The CRM114 Discriminator system was written mostly while going to and
from my day job on Boston's MBTA commuter rail trains.  The
development machine was a Sony Picturebook C1VP running Red Hat Linux
7.2 ( soon upgraded to Red Hat 7.3, then RH 7.3 on a Fujitsu P2120).
Editing was with GNU Emacs 21.2.1 , compiling was with GCC 2.96, and
debugging with GDB frontended with DDD 3.3.1 .

It took about 100 days of commuting to do the initial work, mostly in
1/2 hour stretches.  This included design, coding, testing, and
documentation.  I expect that it shows.  The upside of all this is
that the code is simple enough to understand because it's all
comprehendable in 1/2 hour stretches.  The downside is that it
probably reads in a somewhat choppy style.

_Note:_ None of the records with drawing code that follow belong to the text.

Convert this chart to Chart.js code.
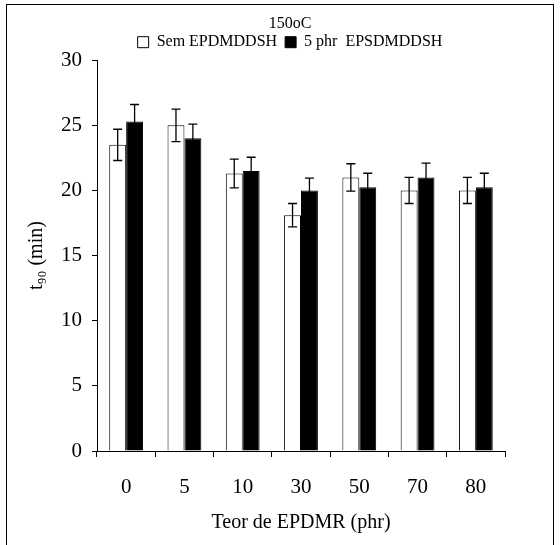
<!DOCTYPE html>
<html>
<head>
<meta charset="utf-8">
<script src="https://cdn.jsdelivr.net/npm/chart.js@4"></script>
<style>
  html, body { margin: 0; padding: 0; background: #fff; overflow: hidden; }
  #wrap { position: relative; width: 560px; height: 545px; }
  #frame { position: absolute; left: 6px; top: 4px; width: 546px; height: 600px; border: 1px solid #000; }
  canvas { position: absolute; left: 0; top: 0; }
</style>
</head>
<body>
<div id="wrap">
  <div id="frame"></div>
  <canvas id="chart" width="560" height="545"></canvas>
</div>
<script>
const categories = ['0', '5', '10', '30', '50', '70', '80'];
const semValues = [23.5, 25.0, 21.3, 18.1, 21.0, 20.0, 20.0];
const semErrors = [1.2, 1.25, 1.1, 0.9, 1.05, 1.0, 1.0];
const phrValues = [25.3, 24.0, 21.5, 20.0, 20.25, 21.0, 20.25];
const phrErrors = [1.3, 1.1, 1.05, 0.95, 1.07, 1.1, 1.07];

const serif = 'Liberation Serif, Times New Roman, serif';

// error bars, drawn from the dataset values through the y scale
const errorBars = {
    id: 'errorBars',
    afterDatasetsDraw(chart) {
        const ctx = chart.ctx;
        const y = chart.scales.y;
        chart.data.datasets.forEach((ds, di) => {
            const meta = chart.getDatasetMeta(di);
            meta.data.forEach((bar, i) => {
                const v = ds.data[i];
                const e = ds.errors[i];
                const yTop = y.getPixelForValue(v + e);
                const yBot = y.getPixelForValue(v - e);
                ctx.save();
                ctx.strokeStyle = '#000';
                ctx.lineWidth = 1.3;
                ctx.beginPath();
                ctx.moveTo(bar.x, yTop);
                ctx.lineTo(bar.x, yBot);
                ctx.moveTo(bar.x - 4.5, yTop);
                ctx.lineTo(bar.x + 4.5, yTop);
                ctx.moveTo(bar.x - 4.5, yBot);
                ctx.lineTo(bar.x + 4.5, yBot);
                ctx.stroke();
                ctx.restore();
            });
        });
    }
};

const ctx = document.getElementById('chart').getContext('2d');
new Chart(ctx, {
    type: 'bar',
    data: {
        labels: categories,
        datasets: [
            {
                label: 'Sem EPDMDDSH',
                data: semValues,
                errors: semErrors,
                backgroundColor: '#ffffff',
                borderColor: '#000000',
                borderWidth: 1,
                barPercentage: 1,
                categoryPercentage: 0.58
            },
            {
                label: '5 phr  EPSDMDDSH',
                data: phrValues,
                errors: phrErrors,
                backgroundColor: '#000000',
                borderColor: '#000000',
                borderWidth: 1,
                barPercentage: 1,
                categoryPercentage: 0.58
            }
        ]
    },
    options: {
        responsive: false,
        animation: false,
        layout: { padding: { left: 20, right: 0, top: 0, bottom: 0 } },
        plugins: {
            title: {
                display: true,
                text: '150oC',
                color: '#000',
                font: { family: serif, size: 16, weight: 'normal' },
                padding: { top: 14, bottom: -7 }
            },
            legend: {
                position: 'top',
                labels: {
                    color: '#000',
                    font: { family: serif, size: 16 },
                    boxWidth: 11,
                    boxHeight: 11,
                    padding: 8
                }
            },
            tooltip: { enabled: false }
        },
        scales: {
            x: {
                grid: { display: true, drawOnChartArea: false, drawTicks: true, tickLength: 6, color: '#000', offset: true },
                border: { display: true, color: '#000', width: 1 },
                ticks: { color: '#000', font: { family: serif, size: 21 }, padding: 18, maxRotation: 0 },
                title: {
                    display: true,
                    text: 'Teor de EPDMR (phr)',
                    color: '#000',
                    font: { family: serif, size: 20 },
                    padding: { top: 10, bottom: 10 }
                },
                afterFit: scale => { scale.height = 94; }
            },
            y: {
                min: 0,
                max: 30,
                grid: { display: true, drawOnChartArea: false, drawTicks: true, tickLength: 5, color: '#000' },
                border: { display: true, color: '#000', width: 1 },
                ticks: { stepSize: 5, color: '#000', font: { family: serif, size: 21 }, padding: 10 },
                title: {
                    display: true,
                    text: 't\u2089\u2080 (min)',
                    color: '#000',
                    font: { family: serif, size: 20 },
                    padding: { top: 5, bottom: 0 }
                },
                afterFit: scale => { scale.width = 77; }
            },
            y2: {
                position: 'right',
                display: true,
                grid: { display: false },
                border: { display: false },
                ticks: { display: false },
                afterFit: scale => { scale.width = 55; }
            }
        }
    },
    plugins: [errorBars]
});
</script>
</body>
</html>
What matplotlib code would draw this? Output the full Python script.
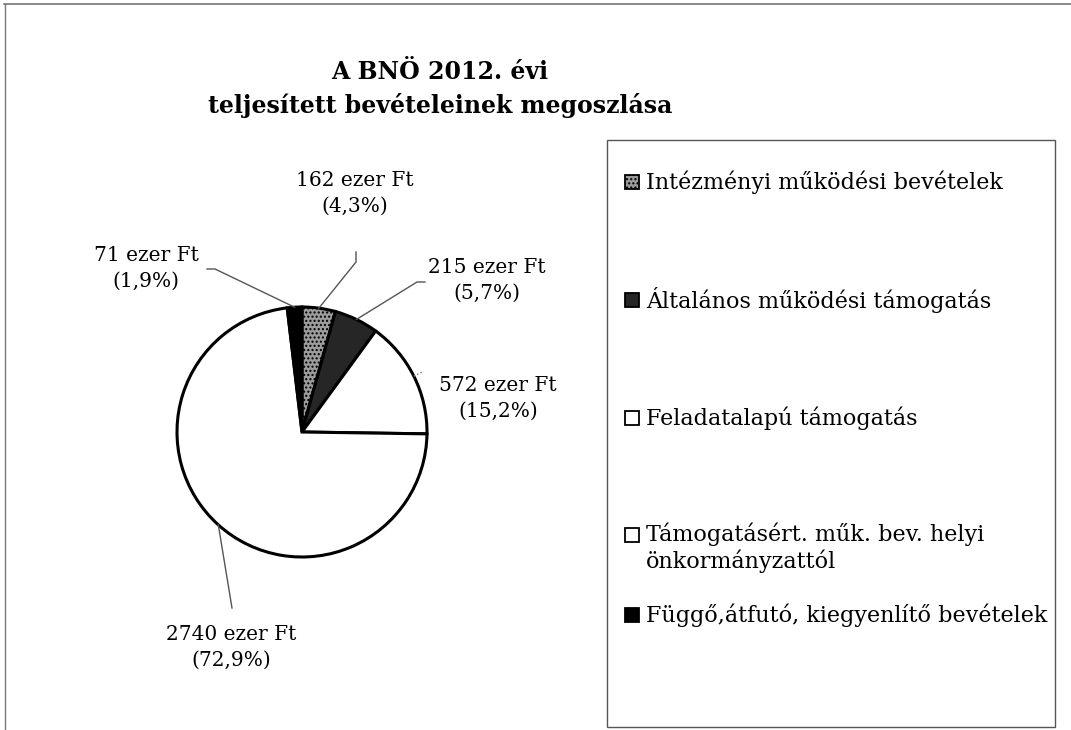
import numpy as np
import matplotlib.pyplot as plt
from matplotlib.patches import Rectangle
from matplotlib.lines import Line2D

# adatok
kategoriak = ['Intézményi működési bevételek',
              'Általános működési támogatás',
              'Feladatalapú támogatás',
              'Támogatásért. műk. bev. helyi\nönkormányzattól',
              'Függő,átfutó, kiegyenlítő bevételek']
ertekek = [162, 215, 572, 2740, 71]
szazalekok = ['4,3', '5,7', '15,2', '72,9', '1,9']
szinek = ['#9c9c9c', '#262626', '#ffffff', '#ffffff', '#000000']
mintak = ['....', '', '', '', '']

W, H = 1071, 730
CX, CY, R = 302, 432, 125   # kör középpontja és sugara pixelben

def fig_xy(px, py):
    return px / W, 1 - py / H

def data_xy(px, py):
    return (px - CX) / R, (CY - py) / R

plt.rcParams['font.family'] = 'DejaVu Serif'
fig = plt.figure(figsize=(W / 100, H / 100), dpi=100)

# külső keret (csak felső és bal oldal látszik)
fig.add_artist(Line2D([0.004, 1.0], [1 - 4 / H, 1 - 4 / H], color='#777777', lw=1.2))
fig.add_artist(Line2D([5 / W, 5 / W], [0, 1 - 4 / H], color='#777777', lw=1.0))

# cím
fig.text(*fig_xy(440, 72), 'A BNÖ 2012. évi', ha='center', va='center',
         fontsize=17, fontweight='bold')
fig.text(*fig_xy(440, 105), 'teljesített bevételeinek megoszlása', ha='center', va='center',
         fontsize=17, fontweight='bold')

# kördiagram
ax = fig.add_axes([(CX - R) / W, 1 - (CY + R) / H, 2 * R / W, 2 * R / H])
wedges, _ = ax.pie(ertekek, colors=szinek, startangle=90, counterclock=False, radius=1,
                   wedgeprops=dict(edgecolor='black', linewidth=2.2))
for w, m in zip(wedges, mintak):
    if m:
        w.set_hatch(m)
ax.set_xlim(-1, 1)
ax.set_ylim(-1, 1)
ax.set_aspect('equal')

# feliratok + vezetővonalak
felirat_poz = [(355, 193), (487, 280), (498, 398), (231, 647), (146, 268)]
vezeto = [[(356, 252), (356, 262)],
          [(425, 282), (417, 282)],
          None,
          [(232, 608)],
          [(207, 269), (215, 269)]]
for i, w in enumerate(wedges):
    tx, ty = data_xy(*felirat_poz[i])
    ax.text(tx, ty, f'{ertekek[i]} ezer Ft\n({szazalekok[i]}%)', ha='center', va='center',
            fontsize=14.5, linespacing=1.45, clip_on=False)
    szog = np.deg2rad((w.theta1 + w.theta2) / 2)
    ex, ey = np.cos(szog), np.sin(szog)
    if vezeto[i] is None:
        ax.plot([ex, ex * 1.07], [ey, ey * 1.07], color='#777777', lw=1, ls=':', clip_on=False)
        continue
    pts = [data_xy(*p) for p in vezeto[i]] + [(ex, ey)]
    xs, ys = zip(*pts)
    ax.plot(xs, ys, color='#555555', lw=1, clip_on=False)

# jelmagyarázat doboza
bx0, by0 = fig_xy(607, 727)
bx1, by1 = fig_xy(1055, 140)
fig.add_artist(Rectangle((bx0, by0), bx1 - bx0, by1 - by0, transform=fig.transFigure,
                         fill=False, edgecolor='#555555', lw=1))

legend_y = [182, 300, 418, 535, 615]
for i, nev in enumerate(kategoriak):
    sx, sy = fig_xy(625, legend_y[i] + 7)
    fig.add_artist(Rectangle((sx, sy), 14 / W, 14 / H, transform=fig.transFigure,
                             facecolor=szinek[i], edgecolor='black', lw=1.3,
                             hatch=mintak[i] if mintak[i] else None))
    if '\n' in nev:
        fig.text(*fig_xy(646, legend_y[i] - 13), nev, ha='left', va='top',
                 fontsize=16, linespacing=1.2)
    else:
        fig.text(*fig_xy(646, legend_y[i]), nev, ha='left', va='center', fontsize=16)

fig.savefig('out.png', dpi=100)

If CRM114 is useful code to someone, please use it; if you find a bug
or an weirdness, send in an email and we'll create a fix or an
update.  Like the readme says, this isn't the PERL swiss army knife,
this is a razor-sharp katana that can talk.

Much of the power of CRM114 versus Perl, awk, et al is due to the
linear-time and approximate regex matching engines written by Ville
Laurikari, and all the glory for that particular section of the code
belongs to Ville, not me.

I would like to thank Darren Leigh, David Kramer, Reto Lichtensteiger,
John Bowker, Ville Laurikari, Eric Johanssen, Adolfo Santiago, Danko
Miklos, Dave Corcoran, Ben Livingood, George Burdell, P Oscar Boykin,
Corrado Cau, Ruven Gottlieb, Kurt Bigler, Barry Jaspan, Fidelis Assis,
Christian Siefkes, Shalendra Chhabra, Paolo Pazolli, and many others
for their sharp eyes and analytic skills.

I would also like to thank Richard M. Stallman and Linus Torvalds, for
leading by example.

As Napoleon said:

    "When all else fails, march toward the sound of the guns."